### Exercise description
Extract the lines from the first one in the records below through the line containing "(0,463) -- (624,463);", keeping both ends and leaving out any pictures.

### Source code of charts
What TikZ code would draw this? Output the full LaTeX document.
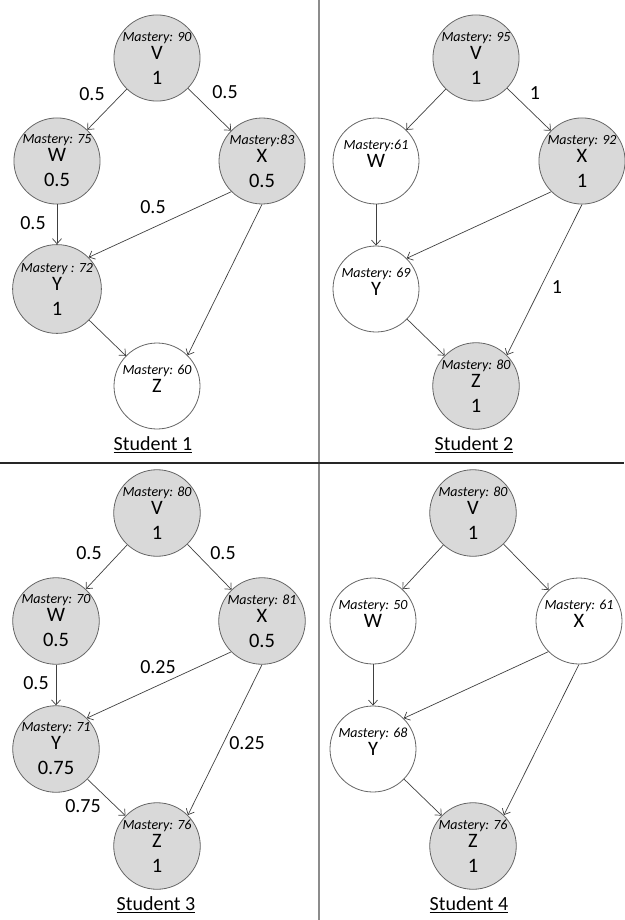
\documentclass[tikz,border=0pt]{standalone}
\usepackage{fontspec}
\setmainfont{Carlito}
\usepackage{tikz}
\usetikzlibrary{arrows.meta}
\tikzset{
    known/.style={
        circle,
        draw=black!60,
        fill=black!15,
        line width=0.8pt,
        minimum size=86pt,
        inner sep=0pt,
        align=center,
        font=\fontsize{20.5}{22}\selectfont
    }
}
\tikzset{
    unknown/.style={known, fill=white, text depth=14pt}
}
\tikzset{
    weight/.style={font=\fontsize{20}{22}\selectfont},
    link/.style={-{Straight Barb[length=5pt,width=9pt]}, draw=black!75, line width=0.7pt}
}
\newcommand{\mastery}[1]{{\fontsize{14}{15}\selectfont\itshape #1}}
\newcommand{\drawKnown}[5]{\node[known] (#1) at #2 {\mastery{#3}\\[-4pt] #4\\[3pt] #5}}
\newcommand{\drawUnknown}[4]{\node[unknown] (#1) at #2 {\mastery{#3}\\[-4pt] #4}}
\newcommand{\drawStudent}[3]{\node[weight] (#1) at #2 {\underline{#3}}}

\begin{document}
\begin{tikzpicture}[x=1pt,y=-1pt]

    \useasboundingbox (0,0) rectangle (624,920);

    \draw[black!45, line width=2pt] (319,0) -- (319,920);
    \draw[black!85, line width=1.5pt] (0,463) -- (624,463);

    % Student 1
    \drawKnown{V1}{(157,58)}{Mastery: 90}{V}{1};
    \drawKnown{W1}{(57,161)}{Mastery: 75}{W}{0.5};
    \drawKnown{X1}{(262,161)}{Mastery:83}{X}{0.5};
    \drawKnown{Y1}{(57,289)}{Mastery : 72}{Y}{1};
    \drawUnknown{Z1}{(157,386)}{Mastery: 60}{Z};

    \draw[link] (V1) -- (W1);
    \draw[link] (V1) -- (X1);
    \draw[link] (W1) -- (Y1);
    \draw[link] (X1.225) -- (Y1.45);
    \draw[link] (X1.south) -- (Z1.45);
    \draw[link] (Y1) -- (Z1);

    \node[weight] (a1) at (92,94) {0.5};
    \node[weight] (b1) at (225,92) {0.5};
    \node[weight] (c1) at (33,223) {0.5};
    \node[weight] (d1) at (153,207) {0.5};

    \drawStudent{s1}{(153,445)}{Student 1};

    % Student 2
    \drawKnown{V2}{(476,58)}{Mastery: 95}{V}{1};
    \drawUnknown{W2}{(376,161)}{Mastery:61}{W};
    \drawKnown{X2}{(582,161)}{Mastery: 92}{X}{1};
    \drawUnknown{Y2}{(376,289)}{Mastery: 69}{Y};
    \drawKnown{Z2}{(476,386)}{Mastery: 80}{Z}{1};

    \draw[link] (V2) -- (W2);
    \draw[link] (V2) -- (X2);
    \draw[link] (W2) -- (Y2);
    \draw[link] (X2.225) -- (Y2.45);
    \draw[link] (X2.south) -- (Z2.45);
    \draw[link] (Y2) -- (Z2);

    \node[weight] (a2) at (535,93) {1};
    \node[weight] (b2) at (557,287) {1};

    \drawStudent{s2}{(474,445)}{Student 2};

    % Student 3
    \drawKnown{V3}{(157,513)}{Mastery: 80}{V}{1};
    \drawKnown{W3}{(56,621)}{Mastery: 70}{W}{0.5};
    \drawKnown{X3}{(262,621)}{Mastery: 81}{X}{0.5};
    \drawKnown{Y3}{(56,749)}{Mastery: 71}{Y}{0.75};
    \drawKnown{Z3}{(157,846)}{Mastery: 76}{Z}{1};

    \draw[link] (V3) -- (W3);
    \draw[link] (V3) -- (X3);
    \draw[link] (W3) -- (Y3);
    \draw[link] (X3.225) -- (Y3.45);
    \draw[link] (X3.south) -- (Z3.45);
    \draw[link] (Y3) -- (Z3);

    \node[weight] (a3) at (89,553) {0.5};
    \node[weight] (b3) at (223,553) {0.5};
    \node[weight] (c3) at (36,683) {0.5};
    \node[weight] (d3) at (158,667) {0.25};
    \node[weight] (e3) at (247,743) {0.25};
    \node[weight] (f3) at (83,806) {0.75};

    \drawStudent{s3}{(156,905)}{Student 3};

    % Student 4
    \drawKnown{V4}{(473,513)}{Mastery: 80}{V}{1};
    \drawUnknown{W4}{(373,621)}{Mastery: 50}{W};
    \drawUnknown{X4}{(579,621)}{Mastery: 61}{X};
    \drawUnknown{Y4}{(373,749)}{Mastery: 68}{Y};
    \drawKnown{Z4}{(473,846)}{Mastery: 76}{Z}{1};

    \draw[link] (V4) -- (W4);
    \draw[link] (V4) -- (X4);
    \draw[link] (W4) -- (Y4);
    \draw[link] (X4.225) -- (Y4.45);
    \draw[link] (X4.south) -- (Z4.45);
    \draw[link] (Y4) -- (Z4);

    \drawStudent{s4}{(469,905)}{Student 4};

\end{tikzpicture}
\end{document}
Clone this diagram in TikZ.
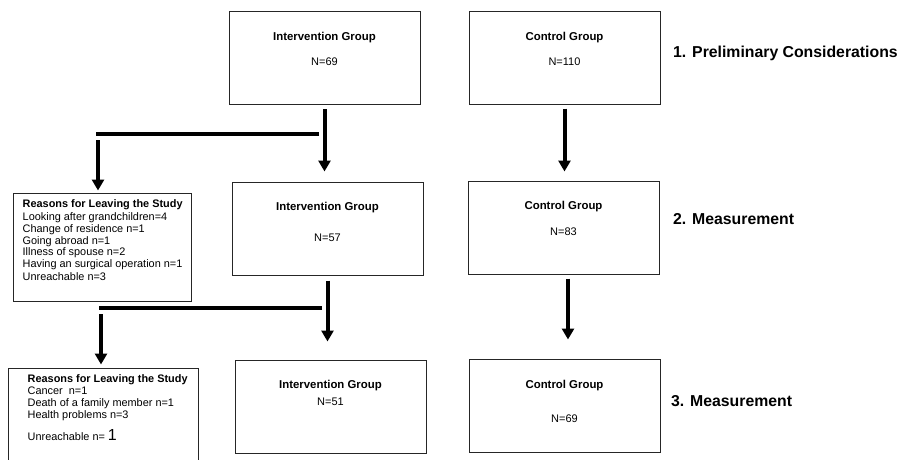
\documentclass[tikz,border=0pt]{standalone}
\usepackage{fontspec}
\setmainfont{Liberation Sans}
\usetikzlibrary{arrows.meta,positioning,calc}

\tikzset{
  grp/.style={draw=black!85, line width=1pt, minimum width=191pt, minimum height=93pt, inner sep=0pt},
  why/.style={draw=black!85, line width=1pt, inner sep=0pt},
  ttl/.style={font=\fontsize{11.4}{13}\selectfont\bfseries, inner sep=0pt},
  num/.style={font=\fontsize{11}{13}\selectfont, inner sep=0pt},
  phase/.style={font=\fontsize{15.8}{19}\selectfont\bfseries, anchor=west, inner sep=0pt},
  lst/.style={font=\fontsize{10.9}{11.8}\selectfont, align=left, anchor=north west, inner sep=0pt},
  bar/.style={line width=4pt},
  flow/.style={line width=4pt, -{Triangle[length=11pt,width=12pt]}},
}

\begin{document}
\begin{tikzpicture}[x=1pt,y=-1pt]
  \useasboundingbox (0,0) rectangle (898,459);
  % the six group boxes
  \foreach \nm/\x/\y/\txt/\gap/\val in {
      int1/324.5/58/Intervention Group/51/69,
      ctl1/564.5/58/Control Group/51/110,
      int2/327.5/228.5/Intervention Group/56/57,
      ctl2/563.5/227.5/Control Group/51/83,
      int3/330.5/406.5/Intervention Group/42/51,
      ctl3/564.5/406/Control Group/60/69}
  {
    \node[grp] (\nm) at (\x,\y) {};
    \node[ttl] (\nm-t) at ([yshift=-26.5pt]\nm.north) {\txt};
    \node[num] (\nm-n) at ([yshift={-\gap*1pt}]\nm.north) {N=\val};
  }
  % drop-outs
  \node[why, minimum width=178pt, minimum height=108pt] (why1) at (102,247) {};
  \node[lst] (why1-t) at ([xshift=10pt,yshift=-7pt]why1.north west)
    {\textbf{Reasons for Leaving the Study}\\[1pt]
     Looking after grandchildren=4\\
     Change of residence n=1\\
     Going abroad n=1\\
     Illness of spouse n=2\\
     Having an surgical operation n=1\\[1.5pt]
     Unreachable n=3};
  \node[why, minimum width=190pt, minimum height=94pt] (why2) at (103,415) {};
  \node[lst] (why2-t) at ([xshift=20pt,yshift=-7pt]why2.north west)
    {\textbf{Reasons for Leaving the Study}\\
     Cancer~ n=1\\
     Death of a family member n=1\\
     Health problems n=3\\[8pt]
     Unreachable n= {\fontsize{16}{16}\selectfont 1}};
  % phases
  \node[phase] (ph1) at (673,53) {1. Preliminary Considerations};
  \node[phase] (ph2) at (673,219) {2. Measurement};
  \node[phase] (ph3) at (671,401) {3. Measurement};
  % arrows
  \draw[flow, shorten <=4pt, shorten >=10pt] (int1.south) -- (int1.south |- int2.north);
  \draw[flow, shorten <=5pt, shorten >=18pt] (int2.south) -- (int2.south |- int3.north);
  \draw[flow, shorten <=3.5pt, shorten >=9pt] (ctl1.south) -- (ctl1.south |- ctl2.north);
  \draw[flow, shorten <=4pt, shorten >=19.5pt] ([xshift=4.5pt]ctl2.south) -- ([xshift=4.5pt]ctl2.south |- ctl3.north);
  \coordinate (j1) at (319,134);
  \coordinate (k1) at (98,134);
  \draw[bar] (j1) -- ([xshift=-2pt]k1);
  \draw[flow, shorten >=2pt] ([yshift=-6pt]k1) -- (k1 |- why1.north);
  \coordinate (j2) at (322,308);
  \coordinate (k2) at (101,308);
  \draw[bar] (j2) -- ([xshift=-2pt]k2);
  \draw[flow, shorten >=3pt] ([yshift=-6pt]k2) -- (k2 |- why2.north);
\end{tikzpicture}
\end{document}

### Exercise result
What TikZ code would draw this? Output the full LaTeX document.
\documentclass[tikz,border=0pt]{standalone}
\usepackage{fontspec}
\setmainfont{Carlito}
\usepackage{tikz}
\usetikzlibrary{arrows.meta}
\tikzset{
    known/.style={
        circle,
        draw=black!60,
        fill=black!15,
        line width=0.8pt,
        minimum size=86pt,
        inner sep=0pt,
        align=center,
        font=\fontsize{20.5}{22}\selectfont
    }
}
\tikzset{
    unknown/.style={known, fill=white, text depth=14pt}
}
\tikzset{
    weight/.style={font=\fontsize{20}{22}\selectfont},
    link/.style={-{Straight Barb[length=5pt,width=9pt]}, draw=black!75, line width=0.7pt}
}
\newcommand{\mastery}[1]{{\fontsize{14}{15}\selectfont\itshape #1}}
\newcommand{\drawKnown}[5]{\node[known] (#1) at #2 {\mastery{#3}\\[-4pt] #4\\[3pt] #5}}
\newcommand{\drawUnknown}[4]{\node[unknown] (#1) at #2 {\mastery{#3}\\[-4pt] #4}}
\newcommand{\drawStudent}[3]{\node[weight] (#1) at #2 {\underline{#3}}}

\begin{document}
\begin{tikzpicture}[x=1pt,y=-1pt]

    \useasboundingbox (0,0) rectangle (624,920);

    \draw[black!45, line width=2pt] (319,0) -- (319,920);
    \draw[black!85, line width=1.5pt] (0,463) -- (624,463);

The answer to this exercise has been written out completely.